Wordplay is another credit to Lewis’ book. Each prose poem is woven with highly developed assonance that brings both richness and new dynamics. As the poems address the repetitiveness of daily life through subject, their construction simultaneously takes on repetitiveness in sound. The cadence is an intended parallel to the habitual patterns in our lives.

“On & on towards death & its weak-kneed counterpart. But enough about us. […] Say again what I might knead, seeded & sown, thrown like caution to the wind, wound like any toy keyed up to meet its maker.”

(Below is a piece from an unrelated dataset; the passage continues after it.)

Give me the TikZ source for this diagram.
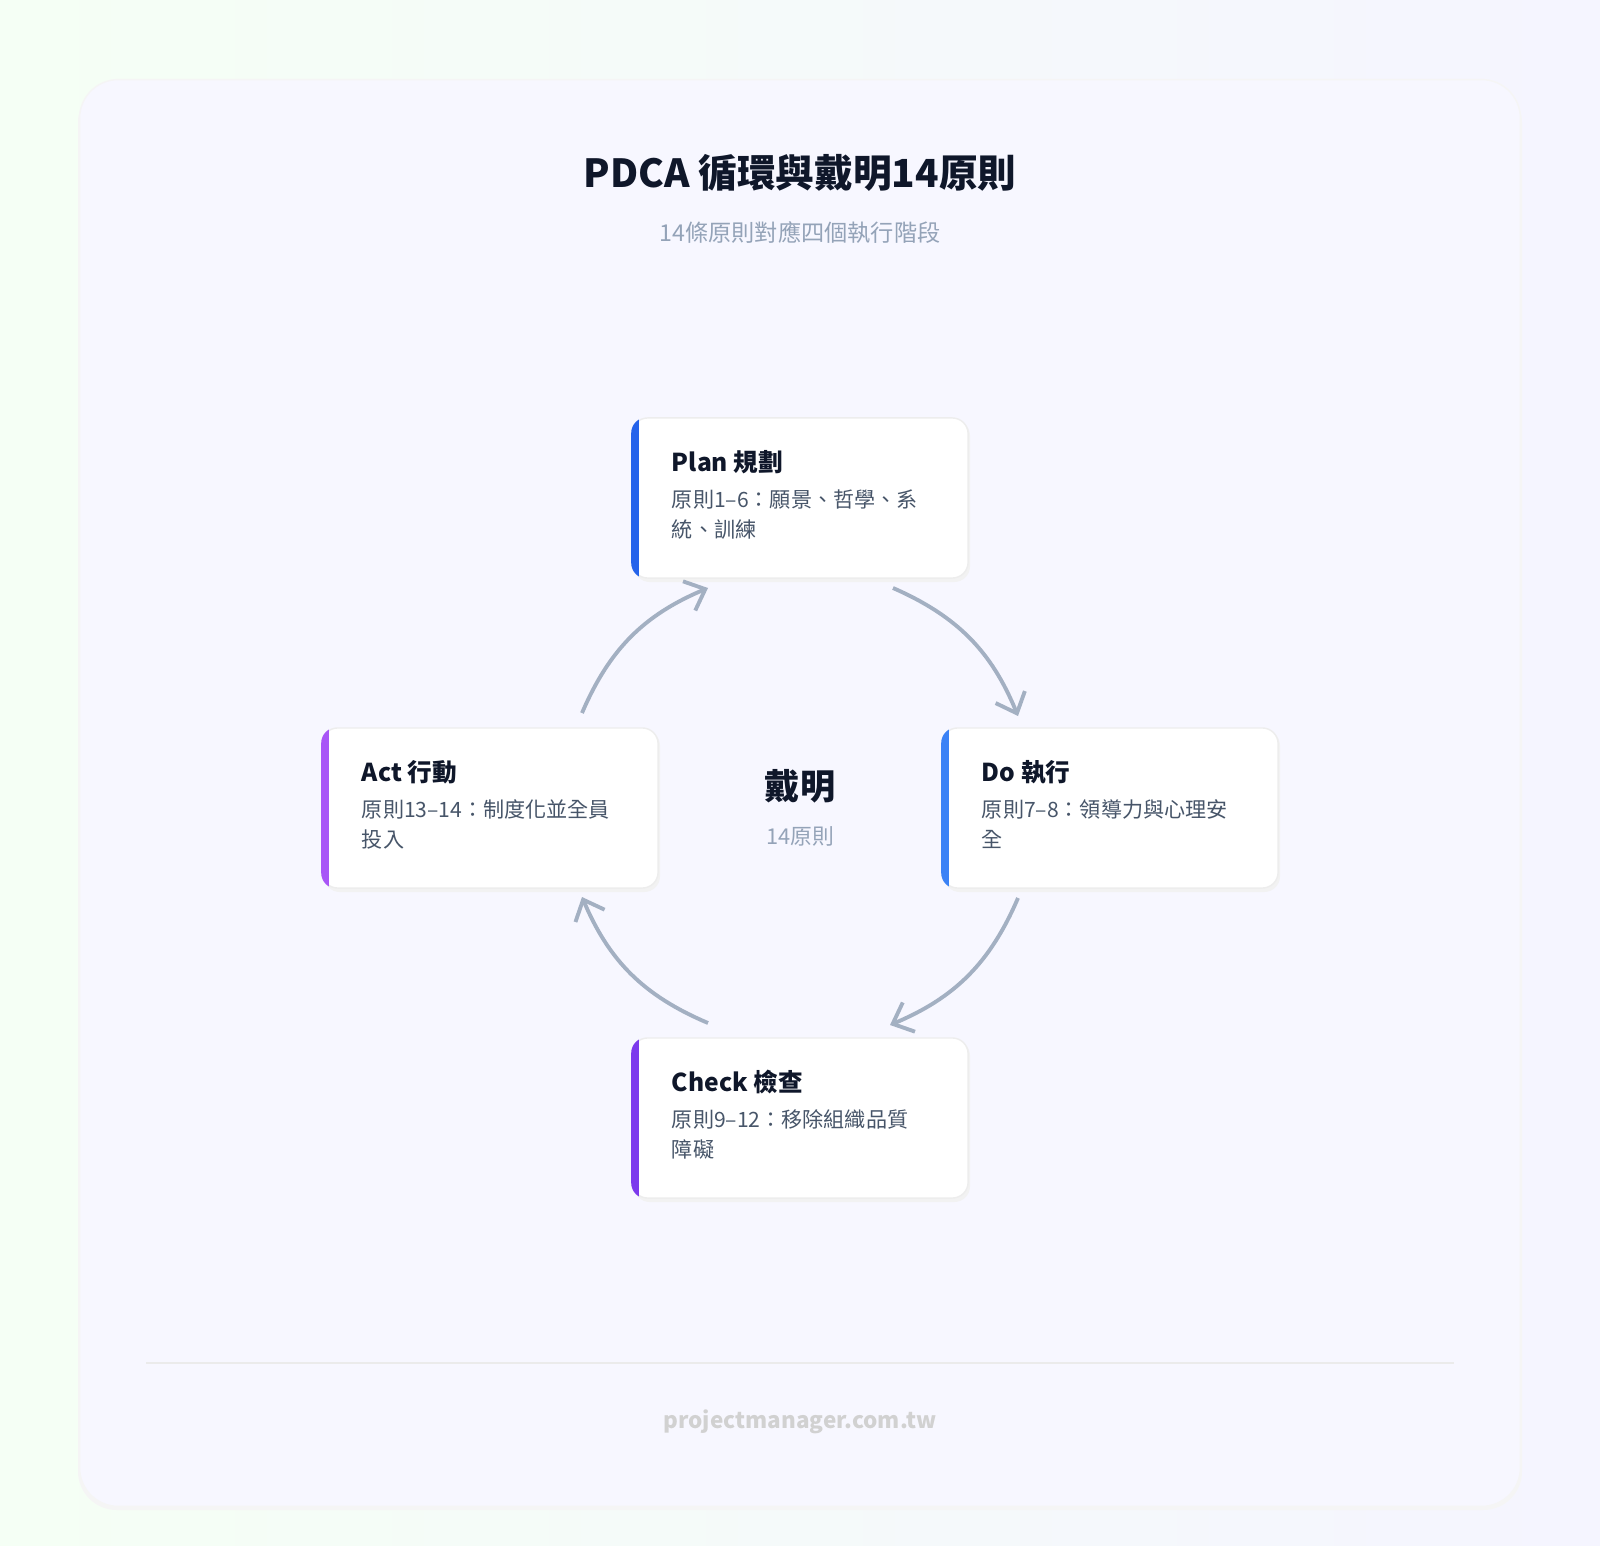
\documentclass[tikz,border=0pt]{standalone}
\usepackage{fontspec}
\setmainfont{Noto Sans CJK TC}
\usetikzlibrary{arrows.meta}
\definecolor{ink}{HTML}{0F172A}
\definecolor{muted}{HTML}{94A3B8}
\definecolor{body}{HTML}{475569}
\definecolor{arrowc}{HTML}{A3B0C2}
\definecolor{planc}{HTML}{2563EB}
\definecolor{doc}{HTML}{3B82F6}
\definecolor{checkc}{HTML}{7C3AED}
\definecolor{actc}{HTML}{A855F7}
\tikzset{
  card/.style={draw=black!7,fill=white,rounded corners=4.5pt,minimum width=3.36cm,minimum height=1.6cm},
  ctitle/.style={anchor=west,font=\fontsize{7}{8}\selectfont\bfseries,text=ink,inner sep=0pt},
  cbody/.style={anchor=north west,font=\fontsize{6}{8.5}\selectfont,text=body,align=left,inner sep=0pt},
  cycle/.style={-{Straight Barb[length=5pt,width=9pt]},arrowc,line width=1.1pt,bend left=22}
}
\begin{document}
\begin{tikzpicture}[x=0.01cm,y=-0.01cm]
\useasboundingbox (0,0) rectangle (1600,1546);
\shade[left color=green!4!white,right color=blue!4!white] (0,0) rectangle (1600,1546);
\fill[black!4,rounded corners=11pt] (78,84) rectangle (1522,1510);
\node[draw=black!4,fill=white!97!blue,rounded corners=11pt,minimum width=14.4cm,minimum height=14.26cm] (panel) at (800,793) {};
\node[font=\fontsize{11}{13}\selectfont\bfseries,text=ink] (title) at (800,173) {PDCA 循環與戴明14原則};
\node[font=\fontsize{6.6}{8}\selectfont,text=muted] (subtitle) at (800,233) {14條原則對應四個執行階段};
% cards
\foreach \name/\cx/\cy/\col/\head/\txt in {
  plan/800/498/planc/Plan 規劃/{原則1–6：願景、哲學、系\\統、訓練},
  do/1110/808/doc/Do 執行/{原則7–8：領導力與心理安\\全},
  check/800/1118/checkc/Check 檢查/{原則9–12：移除組織品質\\障礙},
  act/490/808/actc/Act 行動/{原則13–14：制度化並全員\\投入}}{
  \fill[black!5,rounded corners=4.5pt] (\cx-166,\cy-78) rectangle (\cx+170,\cy+84);
  \node[card] (\name) at (\cx,\cy) {};
  \begin{scope}
    \clip[rounded corners=4.5pt] (\name.south west) rectangle (\name.north east);
    \fill[\col] (\name.south west) rectangle ([xshift=0.08cm]\name.north west);
  \end{scope}
  \node[ctitle] (\name-head) at ([xshift=0.4cm,yshift=-0.45cm]\name.north west) {\head};
  \node[cbody] (\name-body) at ([xshift=0.4cm,yshift=-0.72cm]\name.north west) {\txt};
}
\node[font=\fontsize{10}{12}\selectfont\bfseries,text=ink] (deming) at (800,786) {戴明};
\node[font=\fontsize{6.2}{8}\selectfont,text=muted] (count) at (800,836) {14原則};
% cycle arrows
\coordinate (p1) at (893,588); \coordinate (p2) at (1018,716);
\coordinate (d1) at (1018,898); \coordinate (d2) at (890,1025);
\coordinate (c1) at (708,1023); \coordinate (c2) at (582,897);
\coordinate (a1) at (582,713); \coordinate (a2) at (708,588);
\draw[cycle] (p1) to (p2);
\draw[cycle] (d1) to (d2);
\draw[cycle] (c1) to (c2);
\draw[cycle] (a1) to (a2);
\coordinate (r1) at (146,1363); \coordinate (r2) at (1454,1363);
\draw[black!8,line width=0.8pt] (r1) -- (r2);
\node[font=\fontsize{6.4}{8}\selectfont\bfseries,text=black!18] (footer) at (800,1422) {projectmanager.com.tw};
\end{tikzpicture}
\end{document}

The use of the ampersand in place of the word “and” is consistent throughout the entire book, and I sense its presence serves as a subtle reminder of our dependency on symbols. Symbols are myriad in the overload of urban environments and missed intentions, and symbol, by its very nature, demands inference. Like the McDonald’s arches or Nike checkmark, the ampersand in Lewis’ poems is a structural illustration of something larger. In this case, the danger of inferring what you think you know.

Playful and unapologetic, “State of the Union” and “How to Be Another” are not just easy to step into, but easy to inhabit. Each book rapidly addresses our fragmented concepts of anonymity, narcissism, appreciation, sympathy, diplomacy, physics and other concepts we brashly agree to understand. The voice is frank and forever in the flux of shifting emotion and environment. The poems are brief and acute. They are narratives, signposts, windows and fragments that stream heavy lines pulled right off the sensory-packed urban streets. Within these lines lies the struggle for each of us to connect and empathize with others. The struggles to clarify what symbols, what sounds, mean and how they affect us. Rife with misunderstanding and wordplay, the situations in the poems are all too recognizable. They threaten with the noise and confusion of lost focus, collectively emulating a crowd of people, all talking at once, while a crowd of ideas floods their minds. “Pay attention,” Lewis warns, “or the clamor in your head might very well prevail."